UNITE HERE Local 75 protesting U of T's takeover of food services in June. NATHAN CHAN/THE VARSITY

With the university takeover of food services from Aramark occurring at the St. George campus on August 1, the university and CUPE have indicated that all former Aramark employees have been offered employment with the university.

“All Aramark employees were offered a new job with the university at a substantively higher rate of pay with a pension plan and benefits that they did not have before and the ability for them and their children to attend U of T for free,” said Sarah Jordison from CUPE Communications.

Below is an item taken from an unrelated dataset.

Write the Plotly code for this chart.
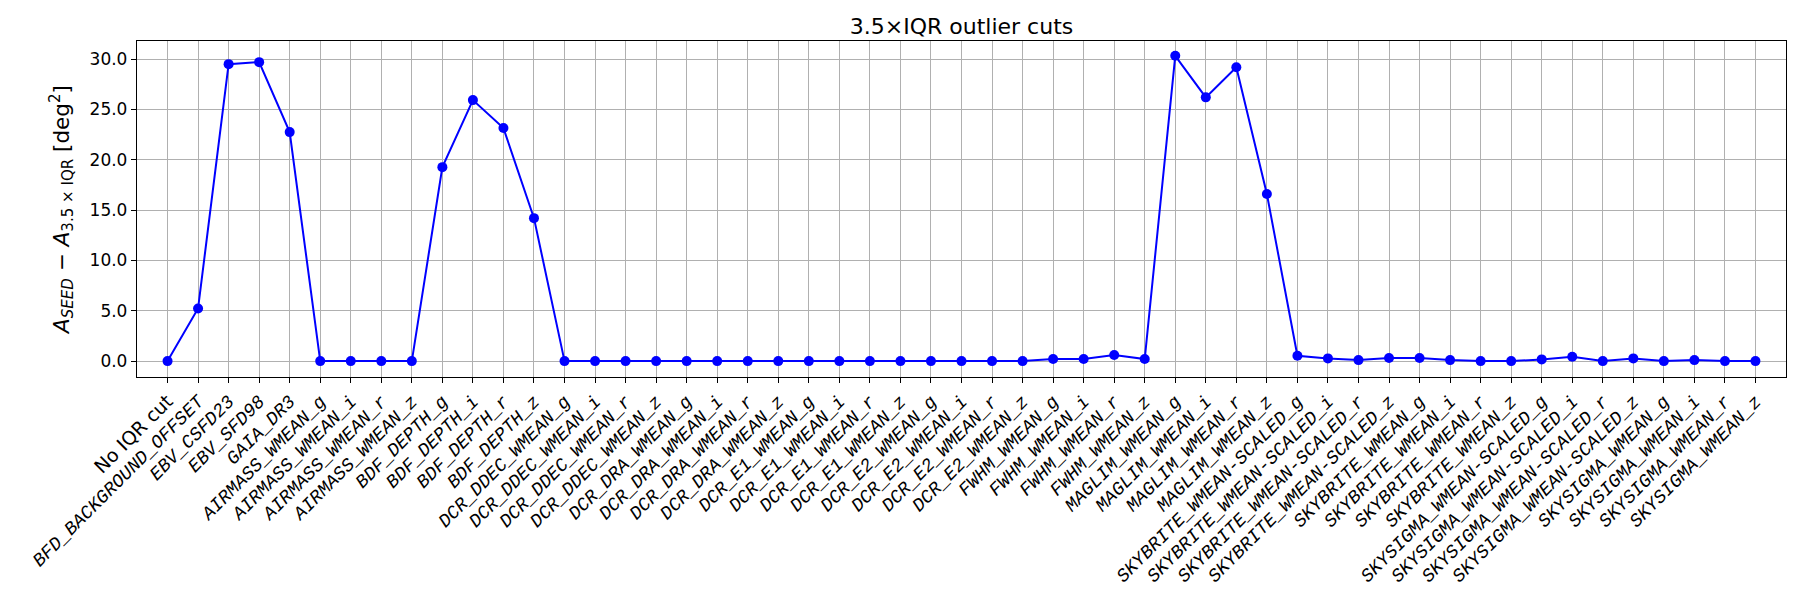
import plotly.graph_objects as go

categories = [
    "No IQR cut", "BFD_BACKGROUND_OFFSET", "EBV_CSFD23", "EBV_SFD98", "GAIA_DR3",
    "AIRMASS_WMEAN_g", "AIRMASS_WMEAN_i", "AIRMASS_WMEAN_r", "AIRMASS_WMEAN_z",
    "BDF_DEPTH_g", "BDF_DEPTH_i", "BDF_DEPTH_r", "BDF_DEPTH_z",
    "DCR_DDEC_WMEAN_g", "DCR_DDEC_WMEAN_i", "DCR_DDEC_WMEAN_r", "DCR_DDEC_WMEAN_z",
    "DCR_DRA_WMEAN_g", "DCR_DRA_WMEAN_i", "DCR_DRA_WMEAN_r", "DCR_DRA_WMEAN_z",
    "DCR_E1_WMEAN_g", "DCR_E1_WMEAN_i", "DCR_E1_WMEAN_r", "DCR_E1_WMEAN_z",
    "DCR_E2_WMEAN_g", "DCR_E2_WMEAN_i", "DCR_E2_WMEAN_r", "DCR_E2_WMEAN_z",
    "FWHM_WMEAN_g", "FWHM_WMEAN_i", "FWHM_WMEAN_r", "FWHM_WMEAN_z",
    "MAGLIM_WMEAN_g", "MAGLIM_WMEAN_i", "MAGLIM_WMEAN_r", "MAGLIM_WMEAN_z",
    "SKYBRITE_WMEAN-SCALED_g", "SKYBRITE_WMEAN-SCALED_i", "SKYBRITE_WMEAN-SCALED_r", "SKYBRITE_WMEAN-SCALED_z",
    "SKYBRITE_WMEAN_g", "SKYBRITE_WMEAN_i", "SKYBRITE_WMEAN_r", "SKYBRITE_WMEAN_z",
    "SKYSIGMA_WMEAN-SCALED_g", "SKYSIGMA_WMEAN-SCALED_i", "SKYSIGMA_WMEAN-SCALED_r", "SKYSIGMA_WMEAN-SCALED_z",
    "SKYSIGMA_WMEAN_g", "SKYSIGMA_WMEAN_i", "SKYSIGMA_WMEAN_r", "SKYSIGMA_WMEAN_z",
]

values = [
    0.0, 5.23, 29.5, 29.7, 22.75,
    0.0, 0.0, 0.0, 0.0,
    19.27, 25.93, 23.15, 14.2,
    0.0, 0.0, 0.0, 0.0,
    0.0, 0.0, 0.0, 0.0,
    0.0, 0.0, 0.0, 0.0,
    0.0, 0.0, 0.0, 0.0,
    0.2, 0.2, 0.6, 0.2,
    30.33, 26.2, 29.2, 16.6,
    0.53, 0.27, 0.1, 0.3,
    0.3, 0.1, 0.0, 0.0,
    0.17, 0.43, 0.0, 0.27,
    0.0, 0.1, 0.0, 0.0,
]

y_ticks = [0, 5, 10, 15, 20, 25, 30]

x_idx = list(range(len(categories)))
tick_text = []
for c in categories:
    if c == "No IQR cut":
        tick_text.append("<span style='font-family:DejaVu Sans;font-size:19px'>" + c + "</span>")
    else:
        tick_text.append("<i>" + c + "</i>")

fig = go.Figure()
fig.add_trace(go.Scatter(
    x=x_idx, y=values, mode="lines+markers",
    line=dict(color="#0000ff", width=2),
    marker=dict(color="#0000ff", size=10),
    showlegend=False,
))

fig.update_layout(
    width=1800, height=600,
    paper_bgcolor="white", plot_bgcolor="white",
    margin=dict(l=137, r=14, t=41, b=223, autoexpand=False),
    font=dict(family="DejaVu Sans", color="black"),
    title=dict(text="3.5×IQR outlier cuts", x=961.5 / 1800, xanchor="center",
               y=(600 - 34) / 600, yanchor="bottom", yref="container",
               font=dict(size=22, family="DejaVu Sans", color="black")),
)

fig.update_xaxes(
    range=[-1, 53], automargin=False,
    tickmode="array", tickvals=x_idx, ticktext=tick_text,
    tickangle=-45,
    tickfont=dict(family="Liberation Mono", size=18.5, color="black"),
    ticks="outside", ticklen=5, tickcolor="black",
    showgrid=True, gridcolor="#b0b0b0", gridwidth=1,
    showline=True, linecolor="black", linewidth=1.3, mirror=True,
    zeroline=False,
)
fig.update_yaxes(
    range=[-1.58, 31.8], automargin=False,
    tickmode="array", tickvals=y_ticks, tickformat=".1f",
    tickfont=dict(family="DejaVu Sans", size=17, color="black"),
    ticks="outside", ticklen=5, tickcolor="black",
    showgrid=True, gridcolor="#b0b0b0", gridwidth=1,
    showline=True, linecolor="black", linewidth=1.3, mirror=True,
    zeroline=False,
    title=dict(
        text="<i>A</i><sub><i>SEED</i></sub> − <i>A</i><sub>3.5 × IQR</sub> [deg<sup>2</sup>]",
        font=dict(size=21.5, family="DejaVu Sans", color="black"),
        standoff=14,
    ),
)

fig.write_html(
    "out.html",
    config={"displayModeBar": False},
    post_script="document.body.style.margin='0';document.body.style.overflow='hidden';",
)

While employed by Aramark, hourly wages for most food services workers ranged between $12.00 to $12.80. The university offered food services workers wages at $20.29 an hour with benefits such as a tuition waiver for employees and dependents.

In May and June, supporters and active members of UNITE HERE Local 75 — the union that previously represented food services workers at UTSG — voiced concerns over whether all workers would be rehired by the university, the status of the seniority of the workers, and the 90-day probationary period. The union organized protests and a week-long hunger strike.

Following U of T’s takeover, food services workers are represented by CUPE 3261.

Representatives from U of T had one-on-one conversations with all former Aramark employees in order to establish what their duties at work were and the hours they worked.

“We tried not to change people’s lives too much so we met with them all individually,” Anne Macdonald, Director of Ancillary Services said. “We tried to stick with that but at the same time we are doing things differently, so there will be changes.”

Macdonald noted that most of these changes will occur in the type of work that people are doing. According to MacDonald, cooks can expect to be using different, more fresh, ingredients than they did when employed by Aramark.

Macdonald also told The Varsity that there were six or seven employees, out of 250 food services workers, who did not want to work for U of T; the university did not meet with these individuals.

“It’s not like it was a brand new venture to do this all ourselves, there’s some experience with respect to, certainly the things that count…cooking, the ability to cook and the ability to plan menus and to procure food,” Macdonald added, also noting that University College and Chestnut Residence already control their own food services.